Positive interaction between couples may improve CPAP use in apnea

According to researchers, couples who focused on benefits for both patient and sleep partner were more likely to use CPAP machines.

Positive, supportive interactions between sleep partners could help people with sleep apnea adhere to continuous positive airway pressure (CPAP) therapy, suggests a small study.

Couples who focused on the benefits for both the patient and the sleep partner were more likely to use the CPAP machines, the study authors report in the journal Sleep Health, online July 25.

“Poor adherence to CPAP remains the major impediment to effective treatment for obstructive sleep apnea,” lead study author Lichuan Ye of Northeastern University in Boston told Reuters Health.

“Spouses can make a significant difference in their partners’ health behaviors,” she said by email.

Obstructive sleep apnea, which causes breathing to stop and start during sleep - often accompanied by loud gasping or snoring - affects more than 20 million Americans, according to the American Sleep Apnea Association. CPAP machines are the most common treatment for OSA but are often seen as bothersome and unattractive.

About 6 in 10 adults sleep with a partner, according to the National Sleep Foundation, and more than one-fourth of married or cohabitating couples say their relationships are adversely affected by sleep problems.

Ye and colleagues interviewed 20 couples to understand how obstructive sleep apnea affects their relationships and CPAP use. The interviews focused on the consequences, challenges, questions and advice that couples had about using CPAP. About two-thirds of the couples said they slept in the same bed consistently, and one-quarter said they seldom shared a bed since CPAP use started. On average, the machine was used five hours per night.

The research team found that partners often helped their spouses identify sleep problems and go through diagnosis and treatment. The patients said that if not for their partner, they “would have never known” they had a problem or would have thought it wasn’t “that bad.”

It often took repeated discussions and several years before patients made an appointment to seek help, however. Partners said they were concerned about their own sleep, as well as the patient’s health.

“Love is blind at first; then, over time, you get tired, and you have kids,” one partner said. “So every moment I can sleep is extremely important.”

Although couples expressed anxiety about using the cumbersome machine at first, those who focused on a sense of “we” when it came to CPAP use were the most successful. They learned about sleep apnea and CPAP treatment together. They were better able to have deep sleep, less worry, less irritability and more energy, as well as greater intimacy and better communication.

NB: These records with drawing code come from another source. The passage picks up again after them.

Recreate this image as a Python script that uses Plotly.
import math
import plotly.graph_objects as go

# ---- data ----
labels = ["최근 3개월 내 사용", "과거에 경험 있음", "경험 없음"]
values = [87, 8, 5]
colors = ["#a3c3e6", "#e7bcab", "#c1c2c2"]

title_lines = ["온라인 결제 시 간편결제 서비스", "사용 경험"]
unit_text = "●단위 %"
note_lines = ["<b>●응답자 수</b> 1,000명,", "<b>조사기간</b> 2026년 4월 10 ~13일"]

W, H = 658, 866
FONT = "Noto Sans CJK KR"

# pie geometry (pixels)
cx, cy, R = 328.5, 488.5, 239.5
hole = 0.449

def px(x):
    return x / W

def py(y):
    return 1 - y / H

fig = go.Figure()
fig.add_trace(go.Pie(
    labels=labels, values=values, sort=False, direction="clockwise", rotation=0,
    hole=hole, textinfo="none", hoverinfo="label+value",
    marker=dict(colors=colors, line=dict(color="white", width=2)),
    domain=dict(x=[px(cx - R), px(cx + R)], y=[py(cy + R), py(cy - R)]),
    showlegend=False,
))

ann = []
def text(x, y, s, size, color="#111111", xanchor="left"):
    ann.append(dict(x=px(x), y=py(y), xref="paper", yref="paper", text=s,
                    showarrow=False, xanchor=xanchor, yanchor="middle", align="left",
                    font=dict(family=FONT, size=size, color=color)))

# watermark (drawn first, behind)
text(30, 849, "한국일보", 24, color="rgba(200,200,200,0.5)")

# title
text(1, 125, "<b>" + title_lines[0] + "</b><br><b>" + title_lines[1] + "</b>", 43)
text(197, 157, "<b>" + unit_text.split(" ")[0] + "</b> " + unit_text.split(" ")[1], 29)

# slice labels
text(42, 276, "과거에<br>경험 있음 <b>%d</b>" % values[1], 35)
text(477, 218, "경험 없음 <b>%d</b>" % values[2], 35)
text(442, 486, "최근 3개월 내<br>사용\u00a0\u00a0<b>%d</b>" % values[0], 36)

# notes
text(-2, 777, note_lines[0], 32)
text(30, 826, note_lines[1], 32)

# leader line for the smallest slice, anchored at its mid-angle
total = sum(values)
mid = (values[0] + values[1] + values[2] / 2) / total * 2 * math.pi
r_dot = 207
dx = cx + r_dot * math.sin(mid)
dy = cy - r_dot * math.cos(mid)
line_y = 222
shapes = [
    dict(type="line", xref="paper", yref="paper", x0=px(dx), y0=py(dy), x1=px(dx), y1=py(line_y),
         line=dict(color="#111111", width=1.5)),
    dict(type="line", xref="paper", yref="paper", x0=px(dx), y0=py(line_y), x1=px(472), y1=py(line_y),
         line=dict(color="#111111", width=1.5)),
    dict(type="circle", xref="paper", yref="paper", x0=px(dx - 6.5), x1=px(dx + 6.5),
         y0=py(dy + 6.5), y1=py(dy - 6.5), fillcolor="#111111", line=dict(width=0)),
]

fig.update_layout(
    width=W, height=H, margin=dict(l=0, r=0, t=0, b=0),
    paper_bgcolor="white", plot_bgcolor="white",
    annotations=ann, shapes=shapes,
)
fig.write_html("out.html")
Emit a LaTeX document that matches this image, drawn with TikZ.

Several patients said they wouldn’t use a CPAP unless their partner expressed a concern, and partners often offered help by setting up the machine, adjusting the mask and helping with maintenance. Verbal encouragement, such as reminders, compliments and open acceptance of their partner’s appearance while using the machine, helped as well.

The couples said they wish they had started CPAP treatment sooner and that being patient with each other while starting the long-term treatment and adjusting to a new routine were key pieces of advice.

“I found it particularly interesting that some patients reported using CPAP for their partners’ benefit, and on the flip side, partners were uncomfortable with this,” said Faith Luyster of the University of Pittsburgh in Pennsylvania, who wasn't involved in the study.

“Communication is really the key to making a smooth transition into using CPAP,” she told Reuters Health by email. “Couples need to talk about their concerns about the patient starting CPAP, strategize together, and be respectful and supportive of each other.”

Future studies should also investigate how much spouse involvement and which aspects play a vital role in CPAP adherence, said Dr. Salma Batool-Anwar of Harvard Medical School in Boston, who wasn't involved in the research.

“Sleeping seven to eight hours on a nightly basis is vital for overall health,” Batool-Anwar told Reuters Health by email. “Patients should listen to their bed partners’ complaints about their sleep as early screening, diagnosis, and treatment of sleep apnea can improve sleep-related quality-of-life.”